Melihat Perbedaan Plea Bargain dan Restorative Justice dalam Praktik
Utama

Melihat Perbedaan Plea Bargain dan Restorative Justice dalam Praktik

Dalam plea bargain, hakim masih memiliki peran besar menentukan prosesnya hingga putusan. Kalau restorative justice itu pemulihan terhadap pelaku dan korban untuk menghindari perkara pidana masuk ke pengadilan.

CR-28
Bacaan 3 Menit

Menurut Febby Mutiara, keadilan restoratif memiliki beberapa tujuan untuk pemulihan. Antara lain memulihkan korban tindak pidana, masyarakat terdampak tindak pidana, dan pelaku tindak pidana. Pemulihan yang dilakukan tidak semata hanya bersifat material, seperti mengganti kerugian atau berbuat sesuatu yang bersifat kebendaan, tapi juga termasuk upaya memulihkan suasana kebatinan, kedamaian, dan relasi sosial yang hidup di tengah masyarakat.

"Tapi, dalam plea bargain, hakim masih memiliki peran besar penentu prosesnya hingga putusan, itu plea bargain. Kalau keadilan restoratif, itu kan pemulihan tindak pidana yang dilakukan untuk menghindari perkara pidana masuk ke pengadilan. Itu sebetulnya menjadi catatan pembedaan antara restorative justice dengan plea bargain. Walaupun, pengadilan juga dapat saja (punya wewenang, red) melakukan restorative justice, tapi yang difokuskan adalah korban dan masyarakat."

Menurut Guru Besar Ilmu Hukum Universitas Padjajaran Prof Romli Atmasasmita, yang dikutip dalam pemaparan Febby, disebutkan motivasi utama plea bargain adalah mempercepat proses penanganan perkara pidana. Guna mengimplementasikannya, negosiasi yang terjadi harus dilandasi kesukarelaan terdakwa mengakui kesalahannya dan kesediaan penuntut umum untuk memberi tuntutan ancaman hukuman yang diharapkan terdakwa dan pembelanya. Selanjutnya, hakim turut serta sebagai wasit yang tidak memihak.

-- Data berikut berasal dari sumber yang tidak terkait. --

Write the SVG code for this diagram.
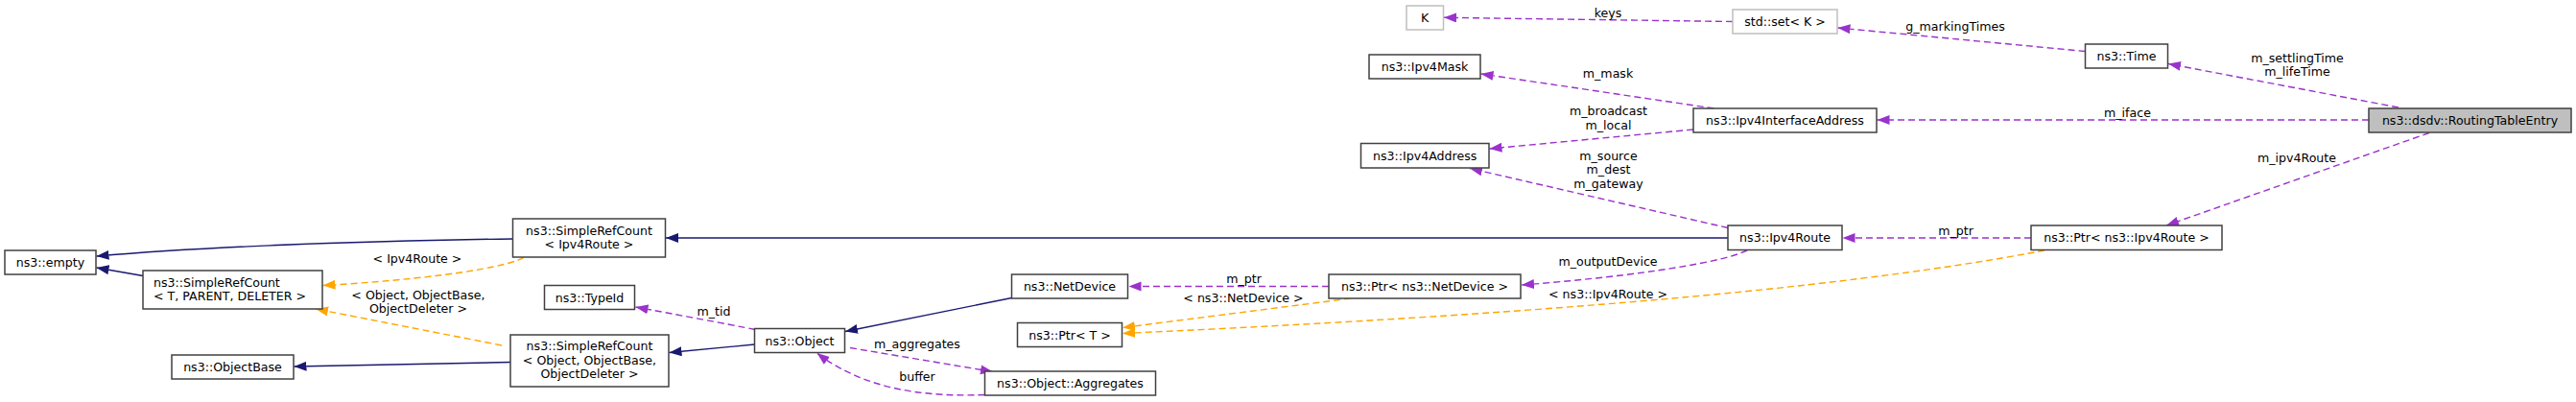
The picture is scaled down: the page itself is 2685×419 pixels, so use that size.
<svg xmlns="http://www.w3.org/2000/svg" width="2685" height="419" viewBox="0 0 2685 419">
<style>
.n rect{fill:#fff;stroke:#404040;stroke-width:1.5}
.n.g rect{stroke:#bfbfbf}
.n.cur rect{fill:#bfbfbf}
text{font-family:"DejaVu Sans","Liberation Sans",sans-serif;font-size:12.6px;fill:#000}
.c{text-anchor:middle}
.e{fill:none;stroke-width:1.4}
.b{stroke:#191970}
.p{stroke:#9a32cd;stroke-dasharray:7,4}
.o{stroke:#ffa500;stroke-dasharray:7,4}
</style>
<defs>
<marker id="ab" markerUnits="userSpaceOnUse" markerWidth="14" markerHeight="11" refX="13" refY="5" orient="auto"><path d="M0,0 L13,5 L0,10 z" fill="#191970"/></marker>
<marker id="ap" markerUnits="userSpaceOnUse" markerWidth="14" markerHeight="11" refX="13" refY="5" orient="auto"><path d="M0,0 L13,5 L0,10 z" fill="#9a32cd"/></marker>
<marker id="ao" markerUnits="userSpaceOnUse" markerWidth="14" markerHeight="11" refX="13" refY="5" orient="auto"><path d="M0,0 L13,5 L0,10 z" fill="#ffa500"/></marker>
</defs>
<rect width="2685" height="419" fill="#fff"/>
<g id="edges">
<path class="e b" marker-end="url(#ab)" d="M534,249 C450,250 250,254 100.5,267"/>
<path class="e b" marker-end="url(#ab)" d="M149,287.5 L100.5,279"/>
<path class="e b" marker-end="url(#ab)" d="M1801,248 L694,248"/>
<path class="e o" marker-end="url(#ao)" d="M546,268.5 C520,282 420,293 336.5,297.5"/>
<text class="c" x="435" y="273.5">&lt; Ipv4Route &gt;</text>
<path class="e o" marker-end="url(#ao)" d="M523,360 L329,322"/>
<text class="c" x="436" y="311.5">&lt; Object, ObjectBase,</text>
<text class="c" x="436" y="325.5">ObjectDeleter &gt;</text>
<path class="e b" marker-end="url(#ab)" d="M532,377.5 L306.5,382"/>
<path class="e b" marker-end="url(#ab)" d="M786.5,359 L697.5,367.5"/>
<path class="e p" marker-end="url(#ap)" d="M787,343.5 C760,338 700,327 662.5,320"/>
<text class="c" x="744" y="328.5">m_tid</text>
<path class="e b" marker-end="url(#ab)" d="M1054.5,310.5 L881,345.5"/>
<path class="e p" marker-end="url(#ap)" d="M886,362.5 L1035,387.5"/>
<text class="c" x="956" y="363">m_aggregates</text>
<path class="e p" marker-end="url(#ap)" d="M1026.5,411.5 C960,414 900,405 851.5,368"/>
<text class="c" x="956" y="396.5">buffer</text>
<path class="e p" marker-end="url(#ap)" d="M1385,298.5 L1176.5,298.5"/>
<text class="c" x="1296.5" y="294.5">m_ptr</text>
<path class="e o" marker-end="url(#ao)" d="M1408,311 L1170,341.5"/>
<text class="c" x="1296" y="314.5">&lt; ns3::NetDevice &gt;</text>
<path class="e o" marker-end="url(#ao)" d="M2131,261 C1900,305 1550,330 1170,347.5"/>
<text class="c" x="1676" y="311">&lt; ns3::Ipv4Route &gt;</text>
<path class="e p" marker-end="url(#ap)" d="M1821,261 C1790,276 1680,290 1586,297"/>
<text class="c" x="1676" y="277">m_outputDevice</text>
<path class="e p" marker-end="url(#ap)" d="M1801,237.5 L1532,175.5"/>
<text class="c" x="1676.5" y="167">m_source</text>
<text class="c" x="1676.5" y="181">m_dest</text>
<text class="c" x="1676.5" y="196">m_gateway</text>
<path class="e p" marker-end="url(#ap)" d="M1765,135 L1552.5,155"/>
<text class="c" x="1676.5" y="120">m_broadcast</text>
<text class="c" x="1676.5" y="134.5">m_local</text>
<path class="e p" marker-end="url(#ap)" d="M2117,248 L1920.5,248"/>
<text class="c" x="2038.5" y="244.5">m_ptr</text>
<path class="e p" marker-end="url(#ap)" d="M2532,138.5 L2258,235"/>
<text class="c" x="2394" y="169">m_ipv4Route</text>
<path class="e p" marker-end="url(#ap)" d="M2469,125 L1956.5,125"/>
<text class="c" x="2217.5" y="121.5">m_iface</text>
<path class="e p" marker-end="url(#ap)" d="M2500,112 L2260,66.5"/>
<text class="c" x="2394.5" y="64.5">m_settlingTime</text>
<text class="c" x="2394.5" y="78.8">m_lifeTime</text>
<path class="e p" marker-end="url(#ap)" d="M2173.5,53.5 L1915.5,29"/>
<text class="c" x="2038" y="31.5">g_markingTimes</text>
<path class="e p" marker-end="url(#ap)" d="M1806,22.5 L1505,18.3"/>
<text class="c" x="1676" y="17.5">keys</text>
<path class="e p" marker-end="url(#ap)" d="M1786.5,113 L1543.5,77"/>
<text class="c" x="1676" y="81">m_mask</text>
</g>
<g id="n_empty" class="n"><rect x="5" y="261" width="95" height="25"/><text class="c" x="52.5" y="278">ns3::empty</text></g>
<g id="n_src_t" class="n"><rect x="149" y="282" width="187" height="40"/><text x="160" y="298.5">ns3::SimpleRefCount</text><text x="160" y="312.5">&lt; T, PARENT, DELETER &gt;</text></g>
<g id="n_src_ipv4route" class="n"><rect x="534.5" y="228" width="159" height="40"/><text class="c" x="614" y="244.5">ns3::SimpleRefCount</text><text class="c" x="614" y="258.5">&lt; Ipv4Route &gt;</text></g>
<g id="n_typeid" class="n"><rect x="567.5" y="297.5" width="94" height="25"/><text class="c" x="614.5" y="314.5">ns3::TypeId</text></g>
<g id="n_objectbase" class="n"><rect x="179" y="370" width="127" height="25"/><text class="c" x="242.5" y="387">ns3::ObjectBase</text></g>
<g id="n_src_object" class="n"><rect x="532" y="349" width="165" height="54"/><text class="c" x="614.5" y="365">ns3::SimpleRefCount</text><text class="c" x="614.5" y="379.5">&lt; Object, ObjectBase,</text><text class="c" x="614.5" y="394">ObjectDeleter &gt;</text></g>
<g id="n_object" class="n"><rect x="786.5" y="342.5" width="94" height="25"/><text class="c" x="833.5" y="359.5">ns3::Object</text></g>
<g id="n_netdevice" class="n"><rect x="1054.5" y="286" width="121" height="25"/><text class="c" x="1115" y="303">ns3::NetDevice</text></g>
<g id="n_ptr_t" class="n"><rect x="1060.5" y="336.5" width="109" height="25"/><text class="c" x="1115" y="353.5">ns3::Ptr&lt; T &gt;</text></g>
<g id="n_aggregates" class="n"><rect x="1026.5" y="387" width="178" height="25"/><text class="c" x="1115.5" y="404">ns3::Object::Aggregates</text></g>
<g id="n_ptr_netdevice" class="n"><rect x="1385" y="286" width="200" height="25"/><text class="c" x="1485" y="303">ns3::Ptr&lt; ns3::NetDevice &gt;</text></g>
<g id="n_ipv4address" class="n"><rect x="1418.5" y="149.5" width="133.5" height="25.5"/><text class="c" x="1485.2" y="166.5">ns3::Ipv4Address</text></g>
<g id="n_ipv4mask" class="n"><rect x="1427" y="57" width="116" height="25"/><text class="c" x="1485" y="74">ns3::Ipv4Mask</text></g>
<g id="n_k" class="n g"><rect x="1466" y="6" width="38.5" height="25"/><text class="c" x="1485.2" y="23">K</text></g>
<g id="n_stdset" class="n g"><rect x="1806" y="10" width="109" height="25"/><text class="c" x="1860.5" y="27">std::set&lt; K &gt;</text></g>
<g id="n_iia" class="n"><rect x="1765" y="113" width="191" height="25"/><text class="c" x="1860.5" y="130">ns3::Ipv4InterfaceAddress</text></g>
<g id="n_ipv4route" class="n"><rect x="1801" y="235" width="119" height="25.5"/><text class="c" x="1860.5" y="252">ns3::Ipv4Route</text></g>
<g id="n_ptr_ipv4route" class="n"><rect x="2117" y="235" width="199" height="25.5"/><text class="c" x="2216.5" y="252">ns3::Ptr&lt; ns3::Ipv4Route &gt;</text></g>
<g id="n_time" class="n"><rect x="2173.5" y="46" width="86" height="25"/><text class="c" x="2216.5" y="63">ns3::Time</text></g>
<g id="n_rte" class="n cur"><rect x="2469" y="113" width="211" height="25"/><text class="c" x="2574.5" y="130">ns3::dsdv::RoutingTableEntry</text></g>
</svg>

Dalam presentasinya, dia lalu mengutip pernyataan Laode Syarif, Mantan Wakil Ketua KPK (Masa Bakti 2015-2019) yang menjelaskan plea bargaining tetap membutuhkan keterlibatan hakim, supaya ada kontrol terhadap JPU saat melakukan negosiasi yang berlangsung tetap terjaga. Dikawathirkan jika tida ada peran pengadilan, maka hanya akan membuka lapangan korupsi baru.

Bentuk keterlibatan hakim bisa dilakukan dengan berbagai situasi. Seperti pada fase negosiasi, hasil negosiasi bisa dilaporkan ke pengadilan. Selanjutnya hakim yang ditunjuk (Hakim Pemeriksa Pendahuluan) dapat menilai hasil negosiasi tersebut. Atau hakim dapat dilibatkan saat negosisasi sudah selesai, dengan dilaporkan ke pengadilan setempat dan dicatatkan. Apabila ditemukan permasalahan dalam pelaksanaan, maka pengadilan bisa mengambil alih penyelesaian perkara tersebut.